*Work required*
Retype nothing but the lines from the start of the material up to and including the line with "const INK = '#111';". Pictures don't belong in the copy.

*Stored rows*
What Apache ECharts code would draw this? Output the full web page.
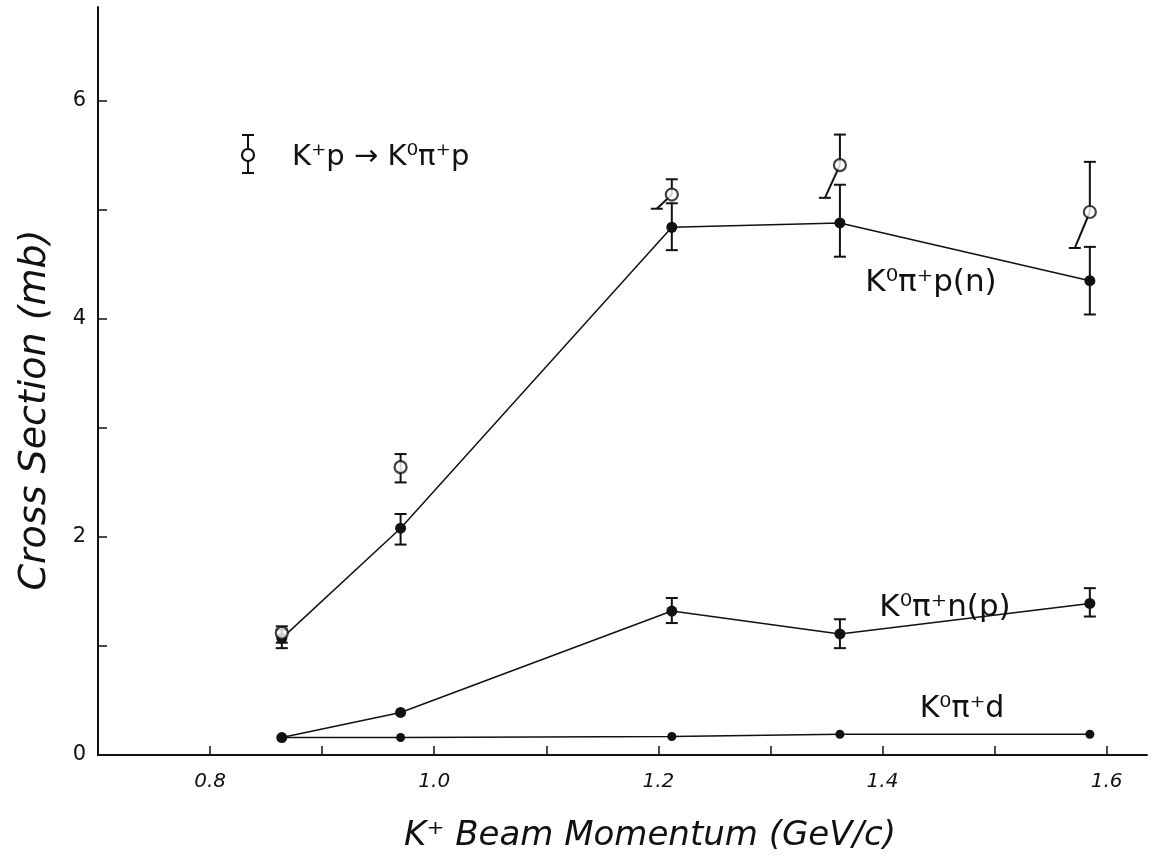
<!DOCTYPE html>
<html>
<head>
<meta charset="utf-8">
<script src="https://cdn.jsdelivr.net/npm/echarts@6/dist/echarts.min.js"></script>
<style>
  html, body { margin: 0; padding: 0; background: #fff; }
  #chart { width: 1159px; height: 862px; }
</style>
</head>
<body>
<div id="chart"></div>
<script>
// K+ beam momentum (GeV/c) of the five exposures
const momentum = [0.864, 0.970, 1.212, 1.362, 1.585];

// K+p -> K0 pi+ p, all channels (open circles)
const totalKpp     = [1.12, 2.64, 5.14, 5.41, 4.98];
const totalKppHigh = [1.18, 2.76, 5.28, 5.69, 5.44];
const totalKppLow  = [1.03, 2.50, 5.01, 5.11, 4.65];

// K0 pi+ p (n)
const k0pipPn     = [1.07, 2.08, 4.84, 4.88, 4.35];
const k0pipPnHigh = [1.15, 2.21, 5.06, 5.23, 4.66];
const k0pipPnLow  = [0.98, 1.93, 4.63, 4.57, 4.04];

// K0 pi+ n (p)
const k0pipNp     = [0.16, 0.39, 1.32, 1.11, 1.39];
const k0pipNpHigh = [null, null, 1.44, 1.245, 1.53];
const k0pipNpLow  = [null, null, 1.21, 0.98, 1.27];

// K0 pi+ d
const k0pipD = [0.16, 0.16, 0.17, 0.19, 0.19];

// Axis ticks and labels
const xTickValues = [0.8, 0.9, 1.0, 1.1, 1.2, 1.3, 1.4, 1.5, 1.6];
const xTickLabels = ['0.8', '1.0', '1.2', '1.4', '1.6'];
const yTickValues = [1, 2, 3, 4, 5, 6];
const yTickLabels = ['0', '2', '4', '6'];

const FONT = "'DejaVu Sans', sans-serif";
const INK = '#111';

// lower bar of the open-circle points is drawn slanted where it would collide
const slantLower = [false, false, true, true, true];

function pairs(xs, ys) {
  return xs.map((x, i) => [x, ys[i]]);
}

function errorBars(name, xs, mids, lows, highs, slant) {
  const data = [];
  xs.forEach((x, i) => {
    if (highs[i] != null && lows[i] != null) {
      data.push([x, lows[i], highs[i], mids[i], slant ? (slant[i] ? 1 : 0) : 0]);
    }
  });
  return {
    name: name,
    type: 'custom',
    z: 2,
    silent: true,
    data: data,
    encode: { x: 0, y: [1, 2] },
    renderItem: function (params, api) {
      const x = api.value(0);
      const lo = api.coord([x, api.value(1)]);
      const hi = api.coord([x, api.value(2)]);
      const mid = api.coord([x, api.value(3)]);
      const sl = api.value(4) === 1;
      const cap = 6;
      const st = { stroke: INK, lineWidth: 2 };
      const children = [
        { type: 'line', shape: { x1: mid[0], y1: mid[1], x2: hi[0], y2: hi[1] }, style: st },
        { type: 'line', shape: { x1: hi[0] - cap, y1: hi[1], x2: hi[0] + cap, y2: hi[1] }, style: st }
      ];
      if (sl) {
        const ex = lo[0] - 15;
        children.push({ type: 'line', shape: { x1: mid[0], y1: mid[1], x2: ex, y2: lo[1] }, style: st });
        children.push({ type: 'line', shape: { x1: ex - cap, y1: lo[1], x2: ex + cap, y2: lo[1] }, style: st });
      } else {
        children.push({ type: 'line', shape: { x1: mid[0], y1: mid[1], x2: lo[0], y2: lo[1] }, style: st });
        children.push({ type: 'line', shape: { x1: lo[0] - cap, y1: lo[1], x2: lo[0] + cap, y2: lo[1] }, style: st });
      }
      return { type: 'group', children: children };
    }
  };
}

function curve(name, ys, size) {
  return {
    name: name,
    type: 'line',
    z: 3,
    data: pairs(momentum, ys),
    symbol: 'circle',
    symbolSize: size,
    showSymbol: true,
    lineStyle: { color: INK, width: 1.5 },
    itemStyle: { color: INK },
    emphasis: { disabled: true },
    animation: false
  };
}

const chart = echarts.init(document.getElementById('chart'), null, { renderer: 'canvas' });

chart.setOption({
  backgroundColor: '#fff',
  animation: false,
  grid: { left: 98, right: 12, top: 7, bottom: 107, containLabel: false },
  xAxis: {
    type: 'value',
    min: 0.7,
    max: 1.636,
    axisLine: { show: true, onZero: false, lineStyle: { color: INK, width: 2 } },
    axisTick: { show: true, inside: true, length: 9, customValues: xTickValues, lineStyle: { color: INK, width: 1.5 } },
    axisLabel: {
      customValues: xTickLabels.map(Number),
      formatter: v => v.toFixed(1),
      margin: 17,
      fontFamily: FONT,
      fontStyle: 'italic',
      fontSize: 20,
      color: INK
    },
    splitLine: { show: false }
  },
  yAxis: {
    type: 'value',
    min: 0,
    max: 6.86,
    axisLine: { show: true, lineStyle: { color: INK, width: 2 } },
    axisTick: { show: true, inside: true, length: 9, customValues: yTickValues, lineStyle: { color: INK, width: 1.5 } },
    axisLabel: {
      customValues: yTickLabels.map(Number),
      formatter: v => String(v),
      margin: 12,
      fontFamily: FONT,
      fontSize: 21,
      color: INK
    },
    splitLine: { show: false }
  },
  series: [
    errorBars('K0pi+p(n) errors', momentum, k0pipPn, k0pipPnLow, k0pipPnHigh, null),
    errorBars('K0pi+n(p) errors', momentum, k0pipNp, k0pipNpLow, k0pipNpHigh, null),
    errorBars('K+p errors', momentum, totalKpp, totalKppLow, totalKppHigh, slantLower),
    curve('K0pi+p(n)', k0pipPn, 11),
    curve('K0pi+n(p)', k0pipNp, 11),
    curve('K0pi+d', k0pipD, 9),
    {
      name: 'K+p -> K0pi+p',
      type: 'scatter',
      z: 4,
      data: pairs(momentum, totalKpp),
      symbol: 'circle',
      symbolSize: 12,
      itemStyle: { color: '#fff', borderColor: INK, borderWidth: 2.2 },
      emphasis: { disabled: true }
    }
  ],
  graphic: [
    // axis titles
    {
      type: 'text',
      x: 650, y: 836,
      style: {
        text: 'K\u207A Beam Momentum (GeV/c)',
        font: 'italic 34px ' + FONT,
        fill: INK,
        align: 'center',
        verticalAlign: 'middle'
      }
    },
    {
      type: 'text',
      x: 35, y: 410,
      rotation: Math.PI / 2,
      style: {
        text: 'Cross Section (mb)',
        font: 'italic 38px ' + FONT,
        fill: INK,
        align: 'center',
        verticalAlign: 'middle'
      }
    },
    // curve labels
    {
      type: 'text', x: 931, y: 283,
      style: { text: 'K\u2070\u03C0\u207Ap(n)', font: '31px ' + FONT, fill: INK, align: 'center', verticalAlign: 'middle' }
    },
    {
      type: 'text', x: 945, y: 608,
      style: { text: 'K\u2070\u03C0\u207An(p)', font: '31px ' + FONT, fill: INK, align: 'center', verticalAlign: 'middle' }
    },
    {
      type: 'text', x: 962, y: 709,
      style: { text: 'K\u2070\u03C0\u207Ad', font: '30px ' + FONT, fill: INK, align: 'center', verticalAlign: 'middle' }
    },
    // key for the open-circle points
    {
      type: 'group', x: 248, y: 155,
      children: [
        { type: 'line', shape: { x1: 0, y1: -20, x2: 0, y2: 18 }, style: { stroke: INK, lineWidth: 2 } },
        { type: 'line', shape: { x1: -6, y1: -20, x2: 6, y2: -20 }, style: { stroke: INK, lineWidth: 2 } },
        { type: 'line', shape: { x1: -6, y1: 18, x2: 6, y2: 18 }, style: { stroke: INK, lineWidth: 2 } },
        { type: 'circle', shape: { cx: 0, cy: 0, r: 6 }, style: { fill: '#fff', stroke: INK, lineWidth: 2.2 } }
      ]
    },
    {
      type: 'text', x: 292, y: 157,
      style: { text: 'K\u207Ap \u2192 K\u2070\u03C0\u207Ap', font: '29px ' + FONT, fill: INK, align: 'left', verticalAlign: 'middle' }
    }
  ]
});
</script>
</body>
</html>
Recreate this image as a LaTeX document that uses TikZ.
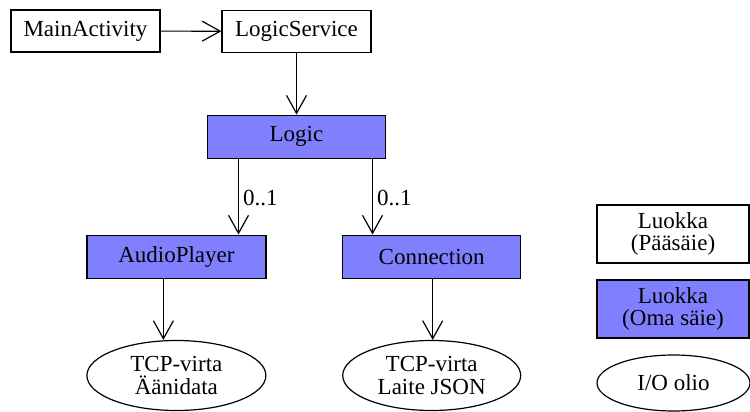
\documentclass[tikz,border=0pt]{standalone}
\usepackage{fontspec}
\setmainfont{Liberation Serif}
\usetikzlibrary{shapes.geometric,arrows.meta}
\definecolor{thread}{RGB}{128,128,255}
\begin{document}
\begin{tikzpicture}[x=1pt,y=-1pt,
  every node/.style={font=\fontsize{23}{22.5}\selectfont, inner sep=0pt, line width=1.2pt},
  cls/.style={draw, rectangle, minimum width=149pt, minimum height=42pt, align=center},
  thr/.style={cls, fill=thread, minimum width=178pt, minimum height=43pt},
  io/.style={draw, ellipse, minimum width=179pt, minimum height=70pt, align=center},
  arr/.style={line width=1.2pt, -{Straight Barb[length=18pt,width=20pt,line width=1.2pt]}},
  lbl/.style={anchor=west}]
\useasboundingbox (0,0) rectangle (750,412);
\node[cls] (main) at (85.5,31) {MainActivity};
\node[cls] (svc) at (296.5,31.3) {LogicService};
\node[thr] (logic) at (296.5,136.7) {Logic};
\node[thr, minimum width=179pt] (audio) at (176.4,256.6) {AudioPlayer};
\node[thr] (conn) at (431.7,256.6) {Connection};
\node[io] (e1) at (176.4,375.5) {TCP-virta\\Äänidata};
\node[io, minimum width=178pt] (e2) at (431.7,375.5) {TCP-virta\\Laite JSON};
\node[cls, minimum width=152pt, minimum height=58pt] (l1) at (673,234) {Luokka\\(Pääsäie)};
\node[cls, fill=thread, minimum width=152pt, minimum height=58pt] (l2) at (673,309) {Luokka\\(Oma säie)};
\node[io, minimum width=153pt, minimum height=56pt] (l3) at (673.5,383) {I/O olio};
\draw[arr] (main) -- (svc);
\draw[arr] (svc) -- (logic);
\draw[arr] ([xshift=-58pt]logic.south) -- ([xshift=-58pt]logic.south |- audio.north)
  node[lbl, pos=0.52, xshift=4pt] (m1) {0..1};
\draw[arr] ([xshift=76pt]logic.south) -- ([xshift=76pt]logic.south |- conn.north)
  node[lbl, pos=0.52, xshift=4pt] (m2) {0..1};
\draw[arr] ([xshift=-13pt]audio.south) -- ([xshift=-13pt]audio.south |- e1.north);
\draw[arr] ([xshift=1pt]conn.south) -- ([xshift=1pt]conn.south |- e2.north);
\end{tikzpicture}
\end{document}
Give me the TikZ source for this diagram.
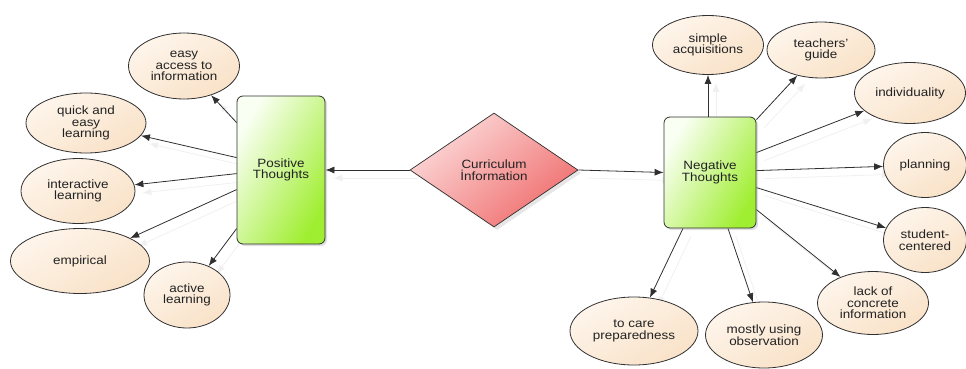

*Answer to the task*
What Apache ECharts code would draw this? Output the full web page.
<!DOCTYPE html>
<html>
<head>
<meta charset="utf-8">
<script src="https://cdn.jsdelivr.net/npm/echarts@6/dist/echarts.min.js"></script>
<style>
  html, body { margin: 0; padding: 0; background: #fff; }
  #chart { width: 1159px; height: 862px; }
</style>
</head>
<body>
<div id="chart"></div>
<script>
// K+ beam momentum (GeV/c) of the five exposures
const momentum = [0.864, 0.970, 1.212, 1.362, 1.585];

// K+p -> K0 pi+ p, all channels (open circles)
const totalKpp     = [1.12, 2.64, 5.14, 5.41, 4.98];
const totalKppHigh = [1.18, 2.76, 5.28, 5.69, 5.44];
const totalKppLow  = [1.03, 2.50, 5.01, 5.11, 4.65];

// K0 pi+ p (n)
const k0pipPn     = [1.07, 2.08, 4.84, 4.88, 4.35];
const k0pipPnHigh = [1.15, 2.21, 5.06, 5.23, 4.66];
const k0pipPnLow  = [0.98, 1.93, 4.63, 4.57, 4.04];

// K0 pi+ n (p)
const k0pipNp     = [0.16, 0.39, 1.32, 1.11, 1.39];
const k0pipNpHigh = [null, null, 1.44, 1.245, 1.53];
const k0pipNpLow  = [null, null, 1.21, 0.98, 1.27];

// K0 pi+ d
const k0pipD = [0.16, 0.16, 0.17, 0.19, 0.19];

// Axis ticks and labels
const xTickValues = [0.8, 0.9, 1.0, 1.1, 1.2, 1.3, 1.4, 1.5, 1.6];
const xTickLabels = ['0.8', '1.0', '1.2', '1.4', '1.6'];
const yTickValues = [1, 2, 3, 4, 5, 6];
const yTickLabels = ['0', '2', '4', '6'];

const FONT = "'DejaVu Sans', sans-serif";
const INK = '#111';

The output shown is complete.